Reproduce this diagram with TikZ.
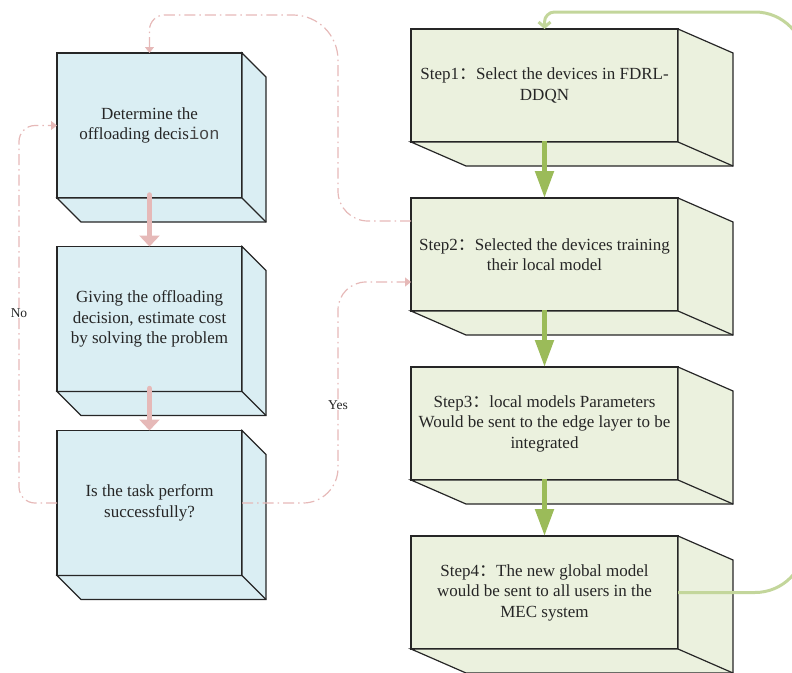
\documentclass[tikz,border=0pt]{standalone}
\usepackage{fontspec}
\setmainfont{Liberation Serif}
\newfontfamily\cjkfont{Noto Sans CJK SC}
\newfontfamily\codefont{Liberation Mono}
\usetikzlibrary{arrows.meta,calc}

\definecolor{bluefill}{HTML}{DAEEF3}
\definecolor{greenfill}{HTML}{EBF1DE}
\definecolor{pinkline}{HTML}{E6B9B8}
\definecolor{greenarrow}{HTML}{9BBB59}
\definecolor{greenloop}{HTML}{C3D69B}
\definecolor{edge}{HTML}{262626}

% full-width colon used after the step numbers
\newcommand\fwcolon{{\cjkfont ：}}

\tikzset{
  face/.style={draw=edge, line width=1.2pt, line join=miter},
  boxtext/.style={align=center, text=edge, font=\fontsize{17}{20.5}\selectfont,
                  inner sep=0pt, outer sep=0pt},
  bluebox/.style={face, boxtext, fill=bluefill, minimum width=185pt, minimum height=145pt},
  greenbox/.style={face, boxtext, fill=greenfill, minimum width=267pt, minimum height=113pt},
  pinkflow/.style={draw=pinkline, line width=5.5pt, line cap=round,
                   -{Triangle[length=11pt,width=20pt]}},
  greenflow/.style={draw=greenarrow, line width=5pt,
                    -{Triangle[length=27pt,width=18pt]}},
  pinkdash/.style={draw=pinkline, line width=1.2pt,
                   dash pattern=on 11pt off 4pt on 1.5pt off 4pt,
                   -{Triangle[length=6pt,width=9pt]}},
  greenreturn/.style={draw=greenloop, line width=3pt,
                      -{Straight Barb[length=5pt,width=12pt]}},
  tag/.style={fill=white, inner sep=1pt, text=edge, font=\fontsize{13.5}{16}\selectfont}
}

% side and bottom faces of a box, pushed out by (dx,dy)
\newcommand\extrude[4]{%
  \filldraw[face, fill=#4] (#1.north east) -- ++(#2,#3)
     -- ($(#1.south east)+(#2,#3)$) -- ($(#1.south west)+(#2,#3)$)
     -- (#1.south west) -- (#1.south east) -- cycle;
  \draw[face] (#1.south east) -- ++(#2,#3);
}

\begin{document}
\begin{tikzpicture}[x=1pt, y=-1pt]
\useasboundingbox (0,0) rectangle (792,672);

% left column: offloading decision loop
\node[bluebox] (b1) at (149.5,125.5) {Determine the\\offloading decis{\codefont\color{edge!85}ion}};
\extrude{b1}{24}{24}{bluefill}
\node[bluebox] (b2) at (149.5,319) {Giving the offloading\\decision, estimate cost\\by solving the problem};
\extrude{b2}{24}{24}{bluefill}
\node[bluebox] (b3) at (149.5,503) {Is the task perform\\successfully?};
\extrude{b3}{24}{24}{bluefill}

% right column: federated training steps
\node[greenbox] (s1) at (544.5,85.5) {Step1\fwcolon Select the devices in FDRL-\\DDQN};
\extrude{s1}{55}{24}{greenfill}
\node[greenbox] (s2) at (544.5,254.5) {Step2\fwcolon Selected the devices training\\their local model};
\extrude{s2}{55}{24}{greenfill}
\node[greenbox] (s3) at (544.5,423.5) {Step3\fwcolon local models Parameters\\Would be sent to the edge layer to be\\integrated};
\extrude{s3}{55}{24}{greenfill}
\node[greenbox] (s4) at (544.5,592.5) {Step4\fwcolon The new global model\\would be sent to all users in the\\MEC system};
\extrude{s4}{55}{24}{greenfill}

% main flow arrows
\draw[pinkflow] ([yshift=3pt]b1.south) -- (b2.north);
\draw[pinkflow] ([yshift=3pt]b2.south) -- (b3.north);
\draw[greenflow] ([yshift=1pt]s1.south) -- (s2.north);
\draw[greenflow] ([yshift=1pt]s2.south) -- (s3.north);
\draw[greenflow] ([yshift=1pt]s3.south) -- (s4.north);

% feedback connectors (corners as quarter-circle curves)
\draw[pinkdash] ([yshift=33.5pt]s2.west)
  -- (368,221) .. controls (351.4,221) and (338,207.6) .. (338,191)
  -- (338,60) .. controls (338,35.1) and (317.9,15) .. (293,15)
  -- (164.5,15) .. controls (156.2,15) and (149.5,21.7) .. (149.5,30)
  -- (b1.north);
\draw[pinkdash] (b3.west)
  -- (35,503) .. controls (26.2,503) and (19,495.8) .. (19,487)
  -- (19,141.5) .. controls (19,132.7) and (26.2,125.5) .. (35,125.5)
  -- (b1.west);
\draw[pinkdash] (b3.east)
  -- (303,503) .. controls (322.3,503) and (338,487.3) .. (338,468)
  -- (338,310) .. controls (338,294.5) and (350.5,282) .. (366,282)
  -- ([yshift=-27.5pt]s2.west);
\node[tag] (no) at (19,313) {No};
\node[tag] (yes) at (338,405) {Yes};

\draw[greenreturn] (s4.east)
  -- (755,592.5) .. controls (782.6,592.5) and (805,570.1) .. (805,542.5)
  -- (805,62) .. controls (805,34.4) and (782.6,12) .. (755,12)
  -- (554.5,12) .. controls (549,12) and (544.5,16.5) .. (544.5,22)
  -- (s1.north);
\end{tikzpicture}
\end{document}
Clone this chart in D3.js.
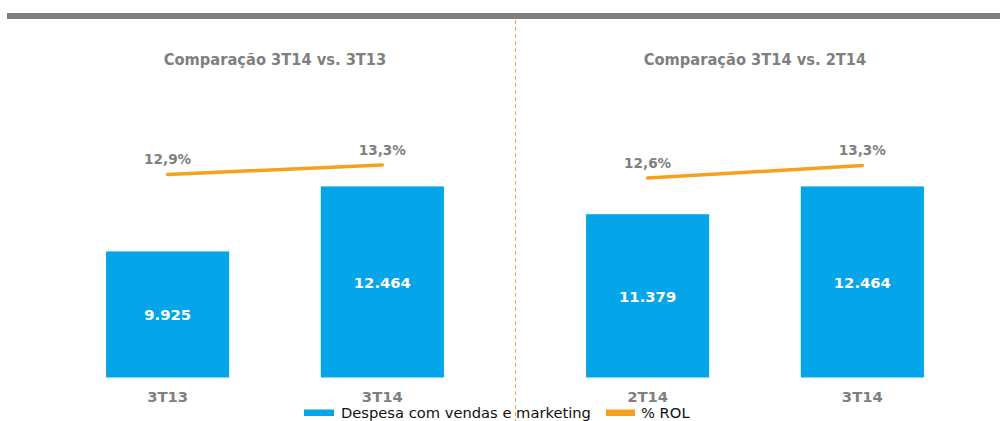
<!DOCTYPE html>
<html>
<head>
<meta charset="utf-8">
<script src="https://cdn.jsdelivr.net/npm/d3@7"></script>
<style>
  body { margin: 0; background: #fff; }
  svg { display: block; }
</style>
</head>
<body>
<svg id="chart"></svg>
<script>
'use strict';

// data
var panelTitles = ["Comparação 3T14 vs. 3T13", "Comparação 3T14 vs. 2T14"];
var panelCategories = [["3T13", "3T14"], ["2T14", "3T14"]];
var despesaValues = [[9925, 12464], [11379, 12464]];
var rolValues = [[12.9, 13.3], [12.6, 13.3]];
var legendLabels = ["Despesa com vendas e marketing", "% ROL"];

var W = 1000, H = 421;
var blue = "#05a5e9", orange = "#f7a01c", gray = "#7f7f7f";

var svg = d3.select("#chart").attr("width", W).attr("height", H);

// top rule
svg.append("rect")
  .attr("x", 7).attr("y", 13)
  .attr("width", W - 7).attr("height", 6)
  .attr("fill", gray);

// divider
svg.append("line")
  .attr("x1", 515.5).attr("x2", 515.5)
  .attr("y1", 20).attr("y2", H)
  .attr("stroke", "#f5a73a")
  .attr("stroke-width", 1)
  .attr("stroke-dasharray", "4,3");

// shared bar scale (axis does not start at zero)
var y = d3.scaleLinear().domain([5000, 15000]).range([377.5, 121.5]);

// each panel has its own secondary axis for % ROL
var pctRanges = [[195.9, 148.4], [188.8, 153.0]];

var panelRanges = [[52.4, 497.6], [532.4, 977.6]];

panelTitles.forEach(function(title, p) {
  var cats = panelCategories[p];
  var x = d3.scaleBand()
    .domain(cats)
    .range(panelRanges[p])
    .paddingInner(0.4266)
    .paddingOuter(0.25);

  var yPct = d3.scaleLinear().domain([12, 14]).range(pctRanges[p]);

  var g = svg.append("g");

  g.append("text")
    .attr("x", (panelRanges[p][0] + panelRanges[p][1]) / 2)
    .attr("y", 65)
    .attr("text-anchor", "middle")
    .attr("font-family", "'DejaVu Sans Condensed', 'DejaVu Sans', sans-serif")
    .attr("font-weight", "bold")
    .attr("font-size", "16.3px")
    .attr("fill", gray)
    .text(title);

  var rows = cats.map(function(c, i) {
    return { cat: c, v: despesaValues[p][i], pct: rolValues[p][i] };
  });

  g.selectAll("rect.bar")
    .data(rows)
    .enter()
    .append("rect")
    .attr("class", "bar")
    .attr("x", function(d) { return x(d.cat); })
    .attr("y", function(d) { return y(d.v); })
    .attr("width", x.bandwidth())
    .attr("height", function(d) { return y.range()[0] - y(d.v); })
    .attr("fill", blue);

  g.selectAll("text.val")
    .data(rows)
    .enter()
    .append("text")
    .attr("class", "val")
    .attr("x", function(d) { return x(d.cat) + x.bandwidth() / 2; })
    .attr("y", function(d) { return (y(d.v) + y.range()[0]) / 2 + 6; })
    .attr("text-anchor", "middle")
    .attr("font-family", "'DejaVu Sans', Verdana, sans-serif")
    .attr("font-weight", "bold")
    .attr("font-size", "14.8px")
    .attr("fill", "#fff")
    .text(function(d) { return d3.format(",")(d.v).replace(/,/g, "."); });

  // category axis labels
  g.selectAll("text.cat")
    .data(rows)
    .enter()
    .append("text")
    .attr("class", "cat")
    .attr("x", function(d) { return x(d.cat) + x.bandwidth() / 2; })
    .attr("y", 402)
    .attr("text-anchor", "middle")
    .attr("font-family", "'DejaVu Sans', Verdana, sans-serif")
    .attr("font-weight", "bold")
    .attr("font-size", "14.8px")
    .attr("fill", gray)
    .text(function(d) { return d.cat; });

  var line = d3.line()
    .x(function(d) { return x(d.cat) + x.bandwidth() / 2; })
    .y(function(d) { return yPct(d.pct); });

  g.append("path")
    .datum(rows)
    .attr("d", line)
    .attr("fill", "none")
    .attr("stroke", orange)
    .attr("stroke-width", 3.5)
    .attr("stroke-linecap", "round");

  g.selectAll("text.pct")
    .data(rows)
    .enter()
    .append("text")
    .attr("class", "pct")
    .attr("x", function(d) { return x(d.cat) + x.bandwidth() / 2; })
    .attr("y", function(d) { return yPct(d.pct) - 10.5; })
    .attr("text-anchor", "middle")
    .attr("font-family", "'DejaVu Sans', Verdana, sans-serif")
    .attr("font-weight", "bold")
    .attr("font-size", "13.6px")
    .attr("fill", gray)
    .text(function(d) { return String(d.pct).replace(".", ",") + "%"; });
});

// legend
var legend = svg.append("g");
legend.append("rect")
  .attr("x", 304).attr("y", 409.5)
  .attr("width", 30).attr("height", 6.5)
  .attr("fill", blue);
legend.append("text")
  .attr("x", 341).attr("y", 418)
  .attr("font-family", "'DejaVu Sans', Verdana, sans-serif")
  .attr("font-size", "14.7px")
  .attr("fill", "#111")
  .text(legendLabels[0]);
legend.append("rect")
  .attr("x", 606).attr("y", 409.5)
  .attr("width", 29).attr("height", 6.5)
  .attr("fill", orange);
legend.append("text")
  .attr("x", 641).attr("y", 418)
  .attr("font-family", "'DejaVu Sans', Verdana, sans-serif")
  .attr("font-size", "14.7px")
  .attr("fill", "#111")
  .text(legendLabels[1]);
</script>
</body>
</html>
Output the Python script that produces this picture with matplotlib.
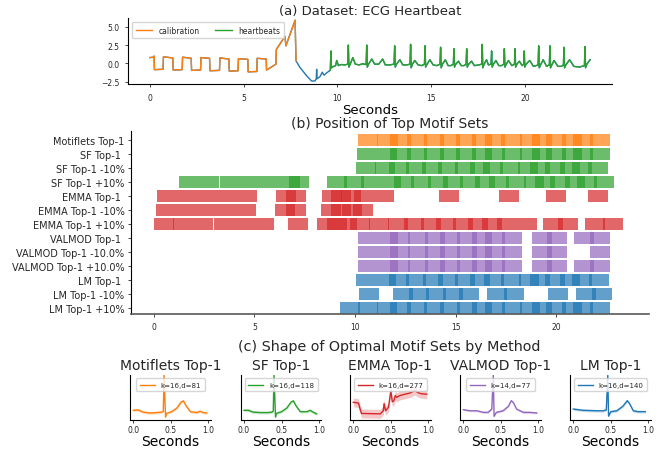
+---+
• [Exercise goal]:
From the entries above, list each line with "script" in it.

• [Response to the task]:
<script src="https://cdn.jsdelivr.net/npm/d3@7"></script>
<script>
</script>
Output the Python script that produces this picture with matplotlib.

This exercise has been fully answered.